[Begin Input]

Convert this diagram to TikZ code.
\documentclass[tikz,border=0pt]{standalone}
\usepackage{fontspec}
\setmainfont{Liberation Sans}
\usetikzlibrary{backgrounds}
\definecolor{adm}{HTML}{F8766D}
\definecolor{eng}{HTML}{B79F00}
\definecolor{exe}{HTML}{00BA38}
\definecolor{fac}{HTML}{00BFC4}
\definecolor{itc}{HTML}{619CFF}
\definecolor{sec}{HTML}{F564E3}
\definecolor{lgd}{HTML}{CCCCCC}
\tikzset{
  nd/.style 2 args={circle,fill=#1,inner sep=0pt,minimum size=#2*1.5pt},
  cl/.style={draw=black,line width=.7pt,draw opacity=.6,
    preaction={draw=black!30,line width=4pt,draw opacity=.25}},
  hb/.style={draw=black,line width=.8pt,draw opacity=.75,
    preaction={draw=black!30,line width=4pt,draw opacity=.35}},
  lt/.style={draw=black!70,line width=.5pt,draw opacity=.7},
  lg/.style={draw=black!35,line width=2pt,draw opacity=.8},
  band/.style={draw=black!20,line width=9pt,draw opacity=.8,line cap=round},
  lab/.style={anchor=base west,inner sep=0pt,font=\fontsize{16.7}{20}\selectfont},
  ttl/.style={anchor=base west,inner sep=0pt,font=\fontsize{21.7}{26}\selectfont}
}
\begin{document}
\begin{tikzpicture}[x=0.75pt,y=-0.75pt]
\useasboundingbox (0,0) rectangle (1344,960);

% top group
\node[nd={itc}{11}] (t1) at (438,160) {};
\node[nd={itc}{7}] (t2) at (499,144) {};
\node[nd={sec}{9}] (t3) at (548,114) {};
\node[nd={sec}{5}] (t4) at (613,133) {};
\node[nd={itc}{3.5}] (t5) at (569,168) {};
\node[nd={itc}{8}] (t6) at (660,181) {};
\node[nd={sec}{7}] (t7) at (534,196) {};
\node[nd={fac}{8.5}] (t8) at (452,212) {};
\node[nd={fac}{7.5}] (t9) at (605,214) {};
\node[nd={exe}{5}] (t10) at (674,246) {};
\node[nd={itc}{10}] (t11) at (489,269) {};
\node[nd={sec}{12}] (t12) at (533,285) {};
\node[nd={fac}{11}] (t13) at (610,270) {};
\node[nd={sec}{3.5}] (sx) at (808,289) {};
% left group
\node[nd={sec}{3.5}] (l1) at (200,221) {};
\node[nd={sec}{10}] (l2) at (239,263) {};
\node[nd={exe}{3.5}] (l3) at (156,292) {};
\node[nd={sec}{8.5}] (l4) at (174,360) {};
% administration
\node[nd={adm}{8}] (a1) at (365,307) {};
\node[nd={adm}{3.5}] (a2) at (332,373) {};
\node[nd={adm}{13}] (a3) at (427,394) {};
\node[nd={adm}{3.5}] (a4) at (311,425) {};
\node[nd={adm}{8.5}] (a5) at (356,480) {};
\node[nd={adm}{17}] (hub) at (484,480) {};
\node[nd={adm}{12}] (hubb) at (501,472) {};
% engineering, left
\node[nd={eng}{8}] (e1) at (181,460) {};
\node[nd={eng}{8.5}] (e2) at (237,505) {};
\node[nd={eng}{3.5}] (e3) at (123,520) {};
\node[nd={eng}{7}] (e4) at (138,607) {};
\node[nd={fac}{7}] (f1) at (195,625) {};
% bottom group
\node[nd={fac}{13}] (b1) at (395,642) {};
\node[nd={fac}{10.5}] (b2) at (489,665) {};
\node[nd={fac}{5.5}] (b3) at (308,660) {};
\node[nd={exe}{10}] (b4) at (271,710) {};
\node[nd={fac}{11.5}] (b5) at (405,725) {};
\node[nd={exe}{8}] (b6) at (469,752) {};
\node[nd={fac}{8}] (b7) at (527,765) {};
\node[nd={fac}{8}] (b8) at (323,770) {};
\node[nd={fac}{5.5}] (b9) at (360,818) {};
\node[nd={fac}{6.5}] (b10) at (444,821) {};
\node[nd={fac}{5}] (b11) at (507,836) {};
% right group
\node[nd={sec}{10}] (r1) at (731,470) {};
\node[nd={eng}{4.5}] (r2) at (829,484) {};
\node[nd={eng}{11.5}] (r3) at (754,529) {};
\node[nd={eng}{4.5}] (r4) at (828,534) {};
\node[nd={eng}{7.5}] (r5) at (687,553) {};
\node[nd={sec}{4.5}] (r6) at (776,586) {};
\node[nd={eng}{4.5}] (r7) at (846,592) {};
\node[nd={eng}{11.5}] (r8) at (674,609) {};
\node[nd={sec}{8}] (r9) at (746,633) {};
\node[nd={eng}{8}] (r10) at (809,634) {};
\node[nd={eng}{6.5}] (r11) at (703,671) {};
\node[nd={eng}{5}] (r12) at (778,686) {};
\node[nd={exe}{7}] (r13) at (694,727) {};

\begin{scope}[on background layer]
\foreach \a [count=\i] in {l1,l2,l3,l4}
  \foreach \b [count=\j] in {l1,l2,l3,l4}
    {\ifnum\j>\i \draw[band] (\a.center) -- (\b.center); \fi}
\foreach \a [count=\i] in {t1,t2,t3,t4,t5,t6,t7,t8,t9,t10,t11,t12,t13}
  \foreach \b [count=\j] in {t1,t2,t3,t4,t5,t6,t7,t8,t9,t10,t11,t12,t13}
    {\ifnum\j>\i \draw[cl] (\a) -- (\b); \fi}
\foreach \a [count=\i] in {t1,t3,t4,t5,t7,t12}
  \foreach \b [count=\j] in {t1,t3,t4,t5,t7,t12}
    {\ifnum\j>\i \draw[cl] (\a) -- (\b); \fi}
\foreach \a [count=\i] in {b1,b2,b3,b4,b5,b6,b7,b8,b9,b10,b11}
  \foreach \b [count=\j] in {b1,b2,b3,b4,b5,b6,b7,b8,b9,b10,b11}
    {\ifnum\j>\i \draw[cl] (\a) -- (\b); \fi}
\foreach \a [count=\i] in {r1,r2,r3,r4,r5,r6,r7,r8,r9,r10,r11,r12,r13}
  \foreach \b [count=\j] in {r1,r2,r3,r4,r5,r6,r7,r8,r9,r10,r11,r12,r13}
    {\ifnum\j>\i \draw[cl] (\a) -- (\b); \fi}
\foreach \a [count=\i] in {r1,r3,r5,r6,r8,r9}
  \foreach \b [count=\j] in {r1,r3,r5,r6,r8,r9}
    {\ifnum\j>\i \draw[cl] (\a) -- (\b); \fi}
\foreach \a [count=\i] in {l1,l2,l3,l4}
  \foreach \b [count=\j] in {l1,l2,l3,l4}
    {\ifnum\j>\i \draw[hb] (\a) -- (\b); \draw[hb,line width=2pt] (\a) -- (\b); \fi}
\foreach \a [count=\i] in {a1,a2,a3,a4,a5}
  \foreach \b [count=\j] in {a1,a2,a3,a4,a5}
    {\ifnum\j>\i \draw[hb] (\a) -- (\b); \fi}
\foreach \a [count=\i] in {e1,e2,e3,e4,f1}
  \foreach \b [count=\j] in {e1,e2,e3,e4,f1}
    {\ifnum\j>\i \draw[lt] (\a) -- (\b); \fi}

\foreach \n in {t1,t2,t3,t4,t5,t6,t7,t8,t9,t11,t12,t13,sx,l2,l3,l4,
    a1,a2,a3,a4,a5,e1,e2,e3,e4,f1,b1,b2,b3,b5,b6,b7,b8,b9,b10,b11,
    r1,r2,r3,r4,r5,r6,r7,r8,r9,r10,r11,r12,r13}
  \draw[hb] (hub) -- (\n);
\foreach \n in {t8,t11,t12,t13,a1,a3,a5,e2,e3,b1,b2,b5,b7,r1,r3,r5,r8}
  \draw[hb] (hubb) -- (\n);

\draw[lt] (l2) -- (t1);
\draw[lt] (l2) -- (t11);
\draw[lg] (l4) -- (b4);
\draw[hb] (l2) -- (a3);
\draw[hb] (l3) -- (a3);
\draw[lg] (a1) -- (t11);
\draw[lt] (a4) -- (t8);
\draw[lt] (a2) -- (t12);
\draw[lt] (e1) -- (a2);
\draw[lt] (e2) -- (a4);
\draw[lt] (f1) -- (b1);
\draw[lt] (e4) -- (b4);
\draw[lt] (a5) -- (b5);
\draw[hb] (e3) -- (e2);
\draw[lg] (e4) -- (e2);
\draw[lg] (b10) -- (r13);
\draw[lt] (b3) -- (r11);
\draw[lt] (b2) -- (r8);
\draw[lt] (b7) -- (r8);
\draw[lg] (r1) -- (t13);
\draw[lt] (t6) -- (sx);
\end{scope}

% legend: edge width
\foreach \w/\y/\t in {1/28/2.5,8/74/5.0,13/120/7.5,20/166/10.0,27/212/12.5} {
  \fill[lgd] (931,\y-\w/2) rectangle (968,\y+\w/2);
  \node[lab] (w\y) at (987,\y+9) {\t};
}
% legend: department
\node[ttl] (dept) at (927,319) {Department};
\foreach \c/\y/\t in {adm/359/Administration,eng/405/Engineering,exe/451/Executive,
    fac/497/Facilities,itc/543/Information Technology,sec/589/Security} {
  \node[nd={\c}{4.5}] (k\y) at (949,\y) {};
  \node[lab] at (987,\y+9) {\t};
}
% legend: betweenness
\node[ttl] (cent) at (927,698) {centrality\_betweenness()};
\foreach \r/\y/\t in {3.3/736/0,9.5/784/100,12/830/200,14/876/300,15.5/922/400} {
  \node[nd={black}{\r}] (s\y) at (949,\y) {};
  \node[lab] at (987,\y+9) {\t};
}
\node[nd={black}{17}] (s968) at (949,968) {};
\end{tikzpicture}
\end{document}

[End Input]
[Begin Input]

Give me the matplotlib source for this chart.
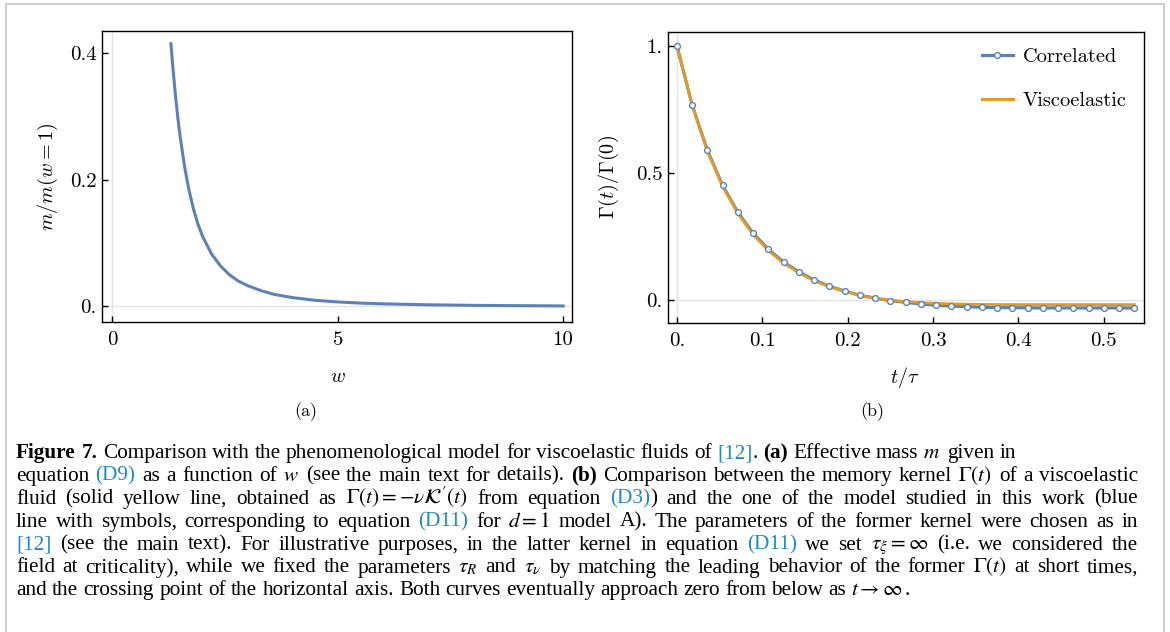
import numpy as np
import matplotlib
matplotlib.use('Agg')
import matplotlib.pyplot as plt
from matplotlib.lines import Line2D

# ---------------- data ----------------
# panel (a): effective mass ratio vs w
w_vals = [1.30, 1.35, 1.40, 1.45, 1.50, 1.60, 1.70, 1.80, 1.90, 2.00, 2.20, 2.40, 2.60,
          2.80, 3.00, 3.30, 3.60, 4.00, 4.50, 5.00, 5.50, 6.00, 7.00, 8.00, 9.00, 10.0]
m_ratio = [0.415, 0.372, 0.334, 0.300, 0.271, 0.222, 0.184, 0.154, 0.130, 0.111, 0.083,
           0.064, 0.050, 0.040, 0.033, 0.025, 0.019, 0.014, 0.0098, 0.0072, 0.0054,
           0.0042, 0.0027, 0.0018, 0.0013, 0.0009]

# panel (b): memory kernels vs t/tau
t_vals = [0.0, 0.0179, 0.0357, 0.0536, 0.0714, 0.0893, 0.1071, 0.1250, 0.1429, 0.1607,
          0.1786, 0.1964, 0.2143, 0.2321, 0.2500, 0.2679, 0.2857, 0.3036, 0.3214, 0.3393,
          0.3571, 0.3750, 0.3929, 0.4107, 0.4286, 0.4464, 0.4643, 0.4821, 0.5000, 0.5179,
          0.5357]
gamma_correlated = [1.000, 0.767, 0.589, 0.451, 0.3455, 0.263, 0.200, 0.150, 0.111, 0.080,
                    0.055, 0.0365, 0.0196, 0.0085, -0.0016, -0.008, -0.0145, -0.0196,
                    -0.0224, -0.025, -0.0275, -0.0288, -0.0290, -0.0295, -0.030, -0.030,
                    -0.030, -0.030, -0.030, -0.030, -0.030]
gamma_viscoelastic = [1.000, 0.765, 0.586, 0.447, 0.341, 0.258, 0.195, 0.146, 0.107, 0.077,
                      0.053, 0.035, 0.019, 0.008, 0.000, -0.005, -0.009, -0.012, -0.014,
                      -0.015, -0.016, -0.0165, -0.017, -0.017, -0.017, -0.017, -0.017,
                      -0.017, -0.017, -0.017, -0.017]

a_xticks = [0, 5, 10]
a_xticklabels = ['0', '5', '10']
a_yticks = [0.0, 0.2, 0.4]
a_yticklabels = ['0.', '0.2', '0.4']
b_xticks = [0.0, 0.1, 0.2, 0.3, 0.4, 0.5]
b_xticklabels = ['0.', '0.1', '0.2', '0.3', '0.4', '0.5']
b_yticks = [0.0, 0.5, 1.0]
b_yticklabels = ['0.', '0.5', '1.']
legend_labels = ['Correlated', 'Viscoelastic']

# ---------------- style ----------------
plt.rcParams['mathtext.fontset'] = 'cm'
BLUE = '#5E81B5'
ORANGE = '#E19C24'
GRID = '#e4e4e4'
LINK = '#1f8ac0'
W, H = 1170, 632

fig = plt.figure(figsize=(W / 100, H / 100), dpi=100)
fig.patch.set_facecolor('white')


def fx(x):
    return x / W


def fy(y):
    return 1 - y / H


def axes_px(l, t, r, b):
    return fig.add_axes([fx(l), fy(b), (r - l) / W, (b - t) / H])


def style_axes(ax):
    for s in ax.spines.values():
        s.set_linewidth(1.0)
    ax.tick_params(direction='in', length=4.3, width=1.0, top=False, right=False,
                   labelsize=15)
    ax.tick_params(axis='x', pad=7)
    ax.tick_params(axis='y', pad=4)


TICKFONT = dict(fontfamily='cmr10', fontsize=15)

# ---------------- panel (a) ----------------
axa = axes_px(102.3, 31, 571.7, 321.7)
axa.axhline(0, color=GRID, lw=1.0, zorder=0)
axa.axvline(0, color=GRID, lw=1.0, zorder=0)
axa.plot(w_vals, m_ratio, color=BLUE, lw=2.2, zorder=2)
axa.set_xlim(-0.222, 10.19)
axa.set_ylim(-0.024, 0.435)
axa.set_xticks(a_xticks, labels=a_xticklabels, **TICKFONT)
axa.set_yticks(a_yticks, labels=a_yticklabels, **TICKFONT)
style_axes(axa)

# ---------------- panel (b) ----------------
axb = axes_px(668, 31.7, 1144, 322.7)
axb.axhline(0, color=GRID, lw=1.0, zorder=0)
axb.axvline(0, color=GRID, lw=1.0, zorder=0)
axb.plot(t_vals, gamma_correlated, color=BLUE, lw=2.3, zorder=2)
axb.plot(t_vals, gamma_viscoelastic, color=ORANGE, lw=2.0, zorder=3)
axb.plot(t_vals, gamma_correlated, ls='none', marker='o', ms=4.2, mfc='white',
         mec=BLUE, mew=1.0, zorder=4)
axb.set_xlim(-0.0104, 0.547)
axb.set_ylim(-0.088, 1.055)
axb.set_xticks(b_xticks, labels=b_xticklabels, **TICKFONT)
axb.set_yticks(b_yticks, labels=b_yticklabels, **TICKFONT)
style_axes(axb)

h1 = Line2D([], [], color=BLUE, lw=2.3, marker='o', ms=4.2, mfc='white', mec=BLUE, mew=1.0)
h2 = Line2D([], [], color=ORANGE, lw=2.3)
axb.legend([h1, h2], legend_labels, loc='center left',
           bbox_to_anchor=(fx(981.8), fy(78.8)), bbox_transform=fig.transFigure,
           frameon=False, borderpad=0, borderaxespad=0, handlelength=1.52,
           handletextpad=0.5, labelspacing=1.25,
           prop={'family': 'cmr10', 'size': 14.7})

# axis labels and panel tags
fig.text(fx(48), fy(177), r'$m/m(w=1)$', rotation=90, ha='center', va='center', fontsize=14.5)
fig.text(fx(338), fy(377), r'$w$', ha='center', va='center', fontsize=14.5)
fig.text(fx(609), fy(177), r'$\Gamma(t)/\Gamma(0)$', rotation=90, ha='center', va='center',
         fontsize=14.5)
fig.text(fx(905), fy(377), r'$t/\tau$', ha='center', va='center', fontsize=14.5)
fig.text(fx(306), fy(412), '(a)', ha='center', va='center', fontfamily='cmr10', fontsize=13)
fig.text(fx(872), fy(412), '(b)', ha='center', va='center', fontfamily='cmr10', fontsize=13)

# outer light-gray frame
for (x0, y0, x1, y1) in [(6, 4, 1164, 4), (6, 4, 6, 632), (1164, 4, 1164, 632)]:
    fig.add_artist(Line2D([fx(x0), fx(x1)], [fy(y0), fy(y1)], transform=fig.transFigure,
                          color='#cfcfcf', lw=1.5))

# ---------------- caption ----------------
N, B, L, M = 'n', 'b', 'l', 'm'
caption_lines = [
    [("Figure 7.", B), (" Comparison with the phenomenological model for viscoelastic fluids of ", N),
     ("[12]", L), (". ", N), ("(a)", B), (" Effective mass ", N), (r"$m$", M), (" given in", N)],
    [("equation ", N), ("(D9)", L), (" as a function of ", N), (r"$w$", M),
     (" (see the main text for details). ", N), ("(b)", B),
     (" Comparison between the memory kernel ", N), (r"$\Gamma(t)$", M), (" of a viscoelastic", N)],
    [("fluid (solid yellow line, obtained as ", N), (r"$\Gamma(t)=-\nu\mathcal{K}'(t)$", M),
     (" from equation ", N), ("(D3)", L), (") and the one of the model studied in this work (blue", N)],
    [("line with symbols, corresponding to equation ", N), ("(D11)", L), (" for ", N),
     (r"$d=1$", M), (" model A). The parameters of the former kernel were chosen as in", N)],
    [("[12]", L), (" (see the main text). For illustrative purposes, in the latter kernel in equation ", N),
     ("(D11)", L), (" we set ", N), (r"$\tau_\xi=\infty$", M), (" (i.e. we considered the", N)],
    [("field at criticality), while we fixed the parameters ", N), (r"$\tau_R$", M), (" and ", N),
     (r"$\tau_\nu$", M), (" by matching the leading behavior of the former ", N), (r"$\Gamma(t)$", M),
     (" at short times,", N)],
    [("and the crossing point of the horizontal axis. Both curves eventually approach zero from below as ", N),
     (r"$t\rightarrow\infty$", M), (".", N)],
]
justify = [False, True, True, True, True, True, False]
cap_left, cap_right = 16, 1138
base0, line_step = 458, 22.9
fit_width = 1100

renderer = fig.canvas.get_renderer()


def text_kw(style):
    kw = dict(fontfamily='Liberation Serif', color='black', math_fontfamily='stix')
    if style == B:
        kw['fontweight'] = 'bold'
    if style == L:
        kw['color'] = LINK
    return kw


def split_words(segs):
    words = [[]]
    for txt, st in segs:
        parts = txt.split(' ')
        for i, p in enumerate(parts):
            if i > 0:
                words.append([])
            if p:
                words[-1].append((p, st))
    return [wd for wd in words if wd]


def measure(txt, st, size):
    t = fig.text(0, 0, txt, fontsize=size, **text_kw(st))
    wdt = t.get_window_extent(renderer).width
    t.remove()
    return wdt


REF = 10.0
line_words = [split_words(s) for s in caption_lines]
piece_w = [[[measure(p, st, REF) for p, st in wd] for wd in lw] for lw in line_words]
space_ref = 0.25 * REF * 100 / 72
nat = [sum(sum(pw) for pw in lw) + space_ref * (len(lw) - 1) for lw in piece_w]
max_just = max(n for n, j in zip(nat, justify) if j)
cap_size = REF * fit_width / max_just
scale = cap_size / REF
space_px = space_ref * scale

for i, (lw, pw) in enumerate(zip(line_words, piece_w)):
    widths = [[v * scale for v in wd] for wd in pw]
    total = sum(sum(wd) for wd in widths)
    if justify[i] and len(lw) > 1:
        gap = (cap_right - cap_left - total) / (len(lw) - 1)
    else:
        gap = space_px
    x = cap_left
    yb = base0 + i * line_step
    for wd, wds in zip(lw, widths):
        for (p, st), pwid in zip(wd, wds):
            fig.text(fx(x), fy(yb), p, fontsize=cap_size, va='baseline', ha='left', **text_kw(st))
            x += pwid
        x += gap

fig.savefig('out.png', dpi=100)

[End Input]

### Task instructions
Look over the listing above. Pick out and copy every line that includes "this".

### Exercise response
Convert this diagram to TikZ code.
Give me the matplotlib source for this chart.
     (" from equation ", N), ("(D3)", L), (") and the one of the model studied in this work (blue", N)],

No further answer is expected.